YOUR INSTRUCTIONS —
From the first line of the data below through the line bearing "plt.rcParams['mathtext.it'] = 'Liberation", reproduce each line exactly; do not include pictures.

GIVEN INFORMATION —
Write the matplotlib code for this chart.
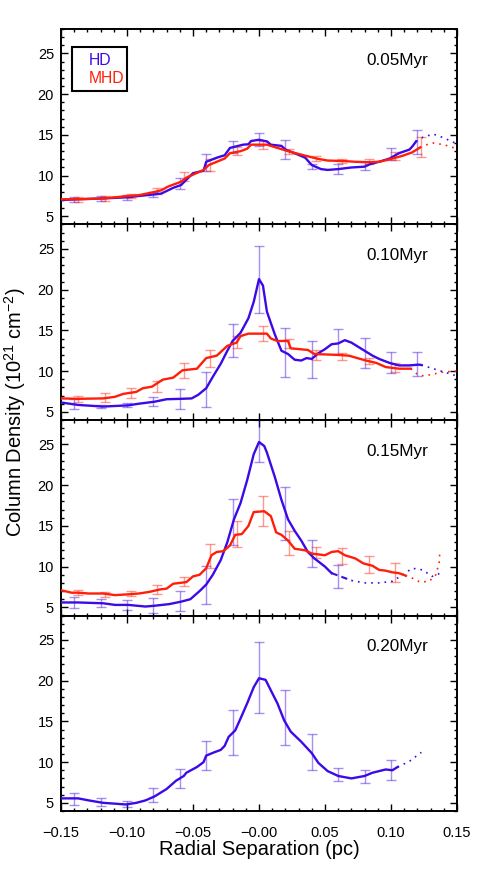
import numpy as np
import matplotlib
matplotlib.use("Agg")
import matplotlib.pyplot as plt
from matplotlib.ticker import MultipleLocator, FixedLocator, FixedFormatter
from matplotlib.patches import Rectangle

plt.rcParams['font.family'] = ['Liberation Sans', 'DejaVu Sans']
plt.rcParams['mathtext.fontset'] = 'custom'
plt.rcParams['mathtext.rm'] = 'Liberation Sans'
plt.rcParams['mathtext.it'] = 'Liberation Sans:italic'

# ---------------- data ----------------
times = ["0.05Myr", "0.10Myr", "0.15Myr", "0.20Myr"]
xtick_vals = [-0.15, -0.10, -0.05, 0.0, 0.05, 0.10, 0.15]
xtick_labels = ["\u22120.15", "\u22120.10", "\u22120.05", "\u22120.00", "0.05", "0.10", "0.15"]
ytick_vals = [5, 10, 15, 20, 25]

# Panel 1 (0.05 Myr)
hd1_x = [-0.150, -0.137, -0.118, -0.099, -0.091, -0.079, -0.074, -0.065, -0.059, -0.055, -0.050, -0.042,
         -0.040, -0.032, -0.026, -0.022, -0.012, -0.008, -0.006, 0.000, 0.006, 0.009, 0.017, 0.020, 0.027,
         0.035, 0.040, 0.047, 0.052, 0.060, 0.070, 0.080, 0.084, 0.091, 0.099, 0.106, 0.114, 0.116, 0.119]
hd1_y = [7.0, 7.1, 7.2, 7.35, 7.5, 7.7, 7.8, 8.5, 8.85, 9.5, 10.3, 10.6, 11.7, 12.2, 12.5, 13.4, 13.8, 13.85,
         14.25, 14.4, 14.2, 13.8, 13.65, 13.2, 12.75, 12.2, 11.3, 10.8, 10.7, 10.8, 11.0, 11.1, 11.4, 11.7,
         12.1, 12.75, 13.2, 13.55, 14.2]
hd1_ext_x = [0.119, 0.124, 0.132, 0.139, 0.150]
hd1_ext_y = [14.2, 14.7, 15.1, 14.7, 13.9]
mhd1_x = [-0.150, -0.137, -0.118, -0.099, -0.091, -0.079, -0.074, -0.069, -0.059, -0.055, -0.042, -0.038,
          -0.032, -0.026, -0.022, -0.014, -0.009, -0.006, 0.006, 0.012, 0.022, 0.035, 0.045, 0.052, 0.063,
          0.073, 0.083, 0.091, 0.099, 0.109, 0.116, 0.122]
mhd1_y = [7.1, 7.1, 7.2, 7.5, 7.6, 8.0, 8.2, 8.65, 9.25, 9.75, 10.7, 11.3, 11.7, 12.1, 12.75, 13.0, 13.3,
          13.8, 13.8, 13.5, 13.0, 12.45, 12.05, 11.85, 11.8, 11.7, 11.65, 11.7, 12.0, 12.45, 12.85, 13.45]
mhd1_ext_x = [0.122, 0.127, 0.132, 0.140, 0.150]
mhd1_ext_y = [13.45, 13.8, 14.0, 13.8, 13.3]
hd1_eb_y = [7.1, 7.2, 7.35, 7.7, 9.0, 11.6, 13.5, 14.4, 13.2, 11.1, 10.8, 11.2, 12.7, 14.1]
hd1_eb_e = [0.3, 0.35, 0.3, 0.3, 0.7, 1.0, 0.75, 0.8, 1.2, 0.3, 0.6, 0.5, 0.75, 1.5]
mhd1_eb_y = [7.1, 7.2, 7.5, 8.1, 9.9, 11.3, 13.0, 13.8, 13.0, 12.1, 11.8, 11.7, 12.4, 13.5]
mhd1_eb_e = [0.3, 0.3, 0.3, 0.35, 0.6, 0.7, 0.5, 0.5, 0.3, 0.3, 0.3, 0.3, 0.5, 1.2]

# Panel 2 (0.10 Myr)
hd2_x = [-0.150, -0.137, -0.118, -0.099, -0.091, -0.079, -0.070, -0.059, -0.051, -0.046, -0.040, -0.035,
         -0.029, -0.024, -0.020, -0.014, -0.008, -0.004, 0.000, 0.003, 0.006, 0.012, 0.017, 0.022, 0.027,
         0.032, 0.036, 0.040, 0.045, 0.050, 0.055, 0.060, 0.065, 0.070, 0.080, 0.086, 0.091, 0.099, 0.106,
         0.114, 0.121, 0.123]
hd2_y = [6.15, 5.85, 5.65, 5.8, 6.0, 6.25, 6.55, 6.6, 6.65, 7.1, 7.9, 9.3, 10.9, 12.5, 13.7, 14.7, 16.5,
         18.5, 21.3, 20.5, 17.3, 14.5, 12.5, 12.1, 11.4, 11.3, 11.6, 11.5, 12.2, 12.7, 13.3, 13.4, 13.8, 13.5,
         12.5, 11.9, 11.5, 11.0, 10.7, 10.7, 10.8, 10.75]
hd2_ext_x = [0.123, 0.130, 0.140, 0.150]
hd2_ext_y = [10.75, 10.4, 9.9, 9.4]
mhd2_x = [-0.150, -0.137, -0.118, -0.109, -0.103, -0.093, -0.088, -0.081, -0.073, -0.065, -0.058, -0.047,
          -0.040, -0.032, -0.024, -0.017, -0.014, -0.008, 0.006, 0.009, 0.014, 0.022, 0.024, 0.037, 0.042,
          0.058, 0.068, 0.081, 0.089, 0.096, 0.106, 0.115]
mhd2_y = [6.65, 6.6, 6.65, 6.85, 7.2, 7.45, 7.9, 8.1, 8.95, 9.2, 10.1, 10.3, 11.6, 11.9, 13.1, 13.5, 14.3,
          14.6, 14.6, 14.0, 13.7, 13.7, 12.8, 12.6, 12.1, 12.0, 11.9, 11.3, 11.0, 10.5, 10.3, 10.3]
mhd2_ext_x = [0.115, 0.120, 0.125, 0.140, 0.150]
mhd2_ext_y = [10.3, 9.6, 9.4, 9.9, 10.0]
hd2_eb_y = [5.95, 5.7, 5.85, 6.3, 6.6, 7.75, 13.75, 21.2, 12.3, 11.45, 13.65, 12.2, 11.05, 10.85]
hd2_eb_e = [0.6, 0.2, 0.2, 0.55, 1.2, 2.1, 2.05, 4.1, 3.0, 2.3, 1.55, 1.85, 1.3, 1.45]
mhd2_eb_y = [6.6, 6.75, 7.35, 8.1, 10.1, 11.6, 13.6, 14.6, 13.4, 12.0, 11.8, 11.2, 10.5]
mhd2_eb_e = [0.35, 0.6, 0.6, 0.7, 0.9, 1.05, 0.75, 0.95, 0.6, 0.6, 0.4, 0.35, 0.55]

# Panel 3 (0.15 Myr)
hd3_x = [-0.150, -0.137, -0.118, -0.109, -0.099, -0.086, -0.079, -0.068, -0.059, -0.052, -0.045, -0.040,
         -0.035, -0.029, -0.024, -0.019, -0.014, -0.009, -0.004, 0.000, 0.004, 0.006, 0.012, 0.017, 0.022,
         0.027, 0.032, 0.037, 0.042, 0.050, 0.055]
hd3_y = [5.6, 5.6, 5.5, 5.3, 5.3, 5.1, 5.2, 5.4, 5.7, 6.0, 7.0, 7.8, 9.0, 10.8, 13.0, 15.8, 17.8, 20.6,
         23.8, 25.3, 24.8, 24.0, 21.0, 18.2, 15.8, 14.4, 13.2, 11.8, 11.0, 10.0, 9.2]
hd3_dash_x = [0.055, 0.060, 0.070]
hd3_dash_y = [9.2, 8.9, 8.3]
hd3_ext_x = [0.070, 0.080, 0.091, 0.101, 0.109, 0.116, 0.124, 0.131, 0.135, 0.137]
hd3_ext_y = [8.3, 8.0, 8.0, 8.2, 9.0, 9.8, 9.6, 8.8, 9.0, 9.2]
mhd3_x = [-0.150, -0.142, -0.137, -0.129, -0.118, -0.109, -0.099, -0.091, -0.083, -0.075, -0.070, -0.065,
          -0.055, -0.050, -0.045, -0.040, -0.036, -0.032, -0.027, -0.022, -0.018, -0.013, -0.008, -0.004,
          0.004, 0.009, 0.013, 0.017, 0.022, 0.027, 0.035, 0.040, 0.050, 0.055, 0.060, 0.065, 0.073, 0.079,
          0.086, 0.091, 0.096, 0.101, 0.106, 0.111]
mhd3_y = [7.1, 6.8, 6.8, 6.7, 6.7, 6.5, 6.6, 6.7, 6.9, 7.2, 7.3, 7.9, 8.1, 8.8, 9.0, 9.8, 11.4, 11.8, 11.9,
          12.6, 13.9, 14.0, 15.0, 16.7, 16.8, 16.2, 14.2, 13.9, 13.2, 12.2, 12.0, 11.6, 11.4, 11.8, 11.9,
          11.4, 11.0, 10.4, 10.1, 9.6, 9.5, 9.3, 9.2, 8.9]
mhd3_ext_x = [0.111, 0.116, 0.122, 0.129, 0.134, 0.1365, 0.137]
mhd3_ext_y = [8.9, 8.6, 8.1, 8.2, 9.0, 10.5, 11.9]
hd3_eb_y = [5.6, 5.5, 5.3, 5.2, 5.8, 7.75, 15.5, 25.4, 16.55, 11.6, 8.8]
hd3_eb_e = [0.7, 0.5, 0.65, 0.9, 1.2, 2.35, 2.85, 2.6, 3.25, 1.7, 1.45]
mhd3_eb_y = [6.8, 6.6, 6.7, 7.2, 8.2, 11.3, 14.0, 16.8, 12.9, 11.7, 11.3, 10.3, 9.3]
mhd3_eb_e = [0.3, 0.3, 0.3, 0.5, 0.55, 1.45, 1.65, 1.85, 1.45, 0.65, 1.0, 1.05, 1.2]

# Panel 4 (0.20 Myr)
hd4_x = [-0.150, -0.137, -0.129, -0.118, -0.109, -0.101, -0.093, -0.086, -0.079, -0.070, -0.063, -0.057,
         -0.055, -0.047, -0.042, -0.040, -0.034, -0.029, -0.026, -0.023, -0.018, -0.014, -0.009, -0.004,
         0.000, 0.005, 0.009, 0.014, 0.019, 0.024, 0.032, 0.040, 0.045, 0.052, 0.060, 0.070, 0.080, 0.086,
         0.091, 0.096, 0.101, 0.105]
hd4_y = [5.55, 5.55, 5.3, 5.0, 4.9, 4.8, 5.0, 5.3, 5.8, 6.7, 7.7, 8.3, 8.7, 9.4, 10.0, 10.8, 11.2, 11.5,
         12.0, 13.1, 13.9, 15.35, 17.2, 19.2, 20.3, 20.1, 18.8, 17.2, 15.15, 13.75, 12.5, 11.1, 9.9, 8.9,
         8.3, 8.0, 8.3, 8.7, 8.9, 9.1, 9.0, 9.4]
hd4_ext_x = [0.105, 0.114, 0.123]
hd4_ext_y = [9.4, 10.1, 11.2]
hd4_eb_y = [5.5, 5.1, 4.9, 5.95, 8.0, 10.8, 13.65, 20.35, 15.5, 11.25, 8.5, 8.2, 9.0]
hd4_eb_e = [0.75, 0.45, 0.35, 0.85, 1.2, 1.8, 2.75, 4.35, 3.4, 2.2, 0.8, 0.8, 1.2]

panels = [
    dict(hd=(hd1_x, hd1_y), hd_ext=(hd1_ext_x, hd1_ext_y), hd_eb=(hd1_eb_y, hd1_eb_e),
         mhd=(mhd1_x, mhd1_y), mhd_ext=(mhd1_ext_x, mhd1_ext_y), mhd_eb=(mhd1_eb_y, mhd1_eb_e)),
    dict(hd=(hd2_x, hd2_y), hd_ext=(hd2_ext_x, hd2_ext_y), hd_eb=(hd2_eb_y, hd2_eb_e),
         mhd=(mhd2_x, mhd2_y), mhd_ext=(mhd2_ext_x, mhd2_ext_y), mhd_eb=(mhd2_eb_y, mhd2_eb_e)),
    dict(hd=(hd3_x, hd3_y), hd_dash=(hd3_dash_x, hd3_dash_y), hd_ext=(hd3_ext_x, hd3_ext_y),
         hd_eb=(hd3_eb_y, hd3_eb_e),
         mhd=(mhd3_x, mhd3_y), mhd_ext=(mhd3_ext_x, mhd3_ext_y), mhd_eb=(mhd3_eb_y, mhd3_eb_e)),
    dict(hd=(hd4_x, hd4_y), hd_ext=(hd4_ext_x, hd4_ext_y), hd_eb=(hd4_eb_y, hd4_eb_e)),
]

BLUE = '#3c0ae6'
RED = '#ff1e0a'
EB_START = -0.14
EB_STEP = 0.02
MHD_EB_SHIFT = 0.003

# ---------------- figure ----------------
fig = plt.figure(figsize=(4.85, 8.72), dpi=100)
left, right = 61 / 485, 457 / 485
top, bottom = 1 - 29 / 872, 1 - 811 / 872
ph = (top - bottom) / 4
axes = []
for i in range(4):
    ax = fig.add_axes([left, top - (i + 1) * ph, right - left, ph])
    axes.append(ax)

for i, (ax, p) in enumerate(zip(axes, panels)):
    # error bars
    ey, ee = p['hd_eb']
    ex = EB_START + EB_STEP * np.arange(len(ey))
    ax.errorbar(ex, ey, yerr=ee, fmt='none', ecolor=BLUE, alpha=0.45, elinewidth=1.0,
                capsize=3.5, capthick=1.0, zorder=2)
    if 'mhd_eb' in p:
        ey, ee = p['mhd_eb']
        ex = EB_START + MHD_EB_SHIFT + EB_STEP * np.arange(len(ey))
        ax.errorbar(ex, ey, yerr=ee, fmt='none', ecolor=RED, alpha=0.45, elinewidth=1.0,
                    capsize=3.5, capthick=1.0, zorder=2)
    # curves
    ax.plot(*p['hd'], color=BLUE, lw=1.7, zorder=3)
    if 'hd_dash' in p:
        ax.plot(*p['hd_dash'], color=BLUE, lw=1.5, ls=(0, (3, 2)), zorder=3)
    ax.plot(*p['hd_ext'], color=BLUE, lw=1.2, ls=(0, (1, 3)), zorder=3)
    if 'mhd' in p:
        ax.plot(*p['mhd'], color=RED, lw=1.7, zorder=4)
        ax.plot(*p['mhd_ext'], color=RED, lw=1.2, ls=(0, (1, 3)), zorder=4)

    ax.set_xlim(-0.15, 0.15)
    ax.set_ylim(4, 28)
    ax.xaxis.set_major_locator(FixedLocator(xtick_vals))
    ax.xaxis.set_minor_locator(MultipleLocator(0.01))
    ax.yaxis.set_major_locator(FixedLocator(ytick_vals))
    ax.yaxis.set_minor_locator(MultipleLocator(1))
    ax.tick_params(which='both', direction='in', top=True, right=True, width=1.0)
    ax.tick_params(which='major', length=5)
    ax.tick_params(which='minor', length=2.5)
    ax.tick_params(axis='y', labelsize=10.5, pad=5)
    ax.tick_params(axis='x', labelsize=10.5, pad=11)
    for s in ax.spines.values():
        s.set_linewidth(1.4)
    if i < 3:
        ax.set_xticklabels([])
    else:
        ax.xaxis.set_major_formatter(FixedFormatter(xtick_labels))
    ax.text(0.927, 0.84, times[i], transform=ax.transAxes, ha='right', va='center', fontsize=12.3)

# legend box in first panel
ax0 = axes[0]
ax0.add_patch(Rectangle((0.0285, 0.684), 0.1385, 0.225, transform=ax0.transAxes,
                        fill=False, edgecolor='black', lw=1.5, zorder=5))
ax0.text(0.069, 0.841, "HD", color=BLUE, transform=ax0.transAxes, ha='left', va='center', fontsize=11.3)
ax0.text(0.069, 0.749, "MHD", color=RED, transform=ax0.transAxes, ha='left', va='center', fontsize=11.3)

axes[3].set_xlabel("Radial Separation (pc)", fontsize=14.5, labelpad=0)
fig.text(15 / 485, 1 - 412 / 872, r"Column Density (10$^{\mathregular{21}}$ cm$^{\mathregular{-2}}$)",
         rotation=90, ha='center', va='center', fontsize=14.5)

fig.savefig("out.png", dpi=100)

RESPONSE TO THE TASK —
Write the matplotlib code for this chart.
import numpy as np
import matplotlib
matplotlib.use("Agg")
import matplotlib.pyplot as plt
from matplotlib.ticker import MultipleLocator, FixedLocator, FixedFormatter
from matplotlib.patches import Rectangle

plt.rcParams['font.family'] = ['Liberation Sans', 'DejaVu Sans']
plt.rcParams['mathtext.fontset'] = 'custom'
plt.rcParams['mathtext.rm'] = 'Liberation Sans'
plt.rcParams['mathtext.it'] = 'Liberation Sans:italic'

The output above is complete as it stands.